Updated

The chairman of the Senate's homeland security committee is demanding information from the General Services Administration about why it turned over Trump transition documents to Special Counsel Robert Mueller’s team for its Russia investigation – something lawyers for the transition team have called “unlawful.”

In a Tuesday letter first obtained by Fox News, Wisconsin Sen. Ron Johnson, Republican chairman of the Committee on Homeland Securty and Government Affairs, requested a variety of information from the GSA director, including a description of the steps taken by the agency to determine if it was appropriate to provide the documents to the special counsel’s office.

Johnson also asked for the name of the GSA staff member who authorized handing the documents over to Mueller.

“GSA’s alleged actions could have serious ramifications for presidential transitions in the future,” Johnson wrote in the letter. “An incoming administration must be ready to govern on Day 1. Any threat to the close coordination between the transition and outgoing administration could create vulnerabilities to governance, readiness and national security.”

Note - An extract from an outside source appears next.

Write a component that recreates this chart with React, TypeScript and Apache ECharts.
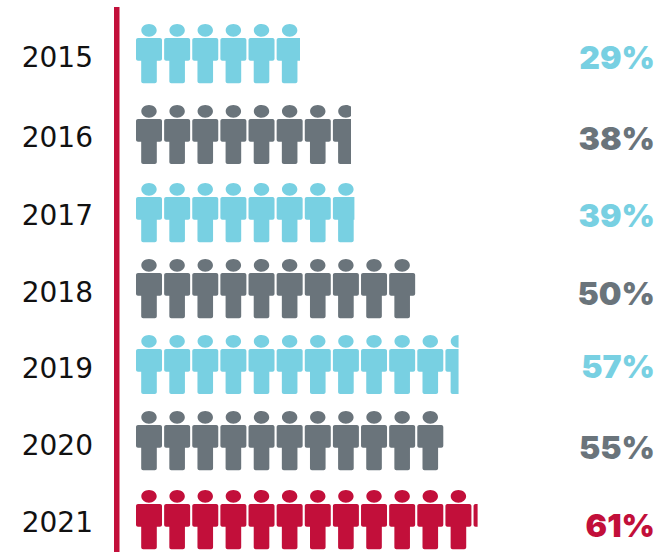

Over the weekend, Kory Langhofer, the counsel to Trump for America, said that the GSA “did not own or control the records in question,” and that the document release could violate the Fourth Amendment. That amendment  protects against unreasonable searches and seizures.

Trump for America is the nonprofit organization that facilitated the transition between former President Barack Obama and President Trump.

The GSA, a government agency, provided the transition team with office space and hosted its email servers.

TRUMP TRANSITION LAWYER: MUELLER IMPROPERLY OBTAINED DOCUMENTS IN RUSSIA PROBE

In his letter to the agency, Johnson said the GSA did not have “authority” over transition documents. He said that the Presidential Transition Act of 1963 gave the  GSA a prominent role in the transition process, but that it “acts merely as a facilitator of office space, supplies and services.”

“The National Archives and Records Administration considers records of the presidential transition team to be private records – not federal or presidential records," Johnson said. "GSA does not have authority over the transition’s operations, its employees or its records.”

The attorney said they discovered the “unauthorized disclosures” by the GSA on Dec. 12 and 13 and raised concerns with the special counsel’s office.

Those records included emails sent and received by 13 senior Trump transition officials. Among the officials who used transition email accounts was the former national security adviser Michael Flynn, who pleaded guilty to a count of making false statements to FBI agents in January and is now cooperating with Mueller's investigation.

“GSA’s alleged actions could have serious ramifications for presidential transitions in the future."

— Wisconsin Sen. Ron Johnson, chairman of the Senate homeland security committee

The special counsel's office has said it went through the "appropriate" process to obtain the emails.

“When we have obtained emails in the course of our ongoing criminal investigation, we have secured either the account owner’s consent or appropriate criminal process,” Peter Carr, spokesman for the special counsel’s office, told Fox News.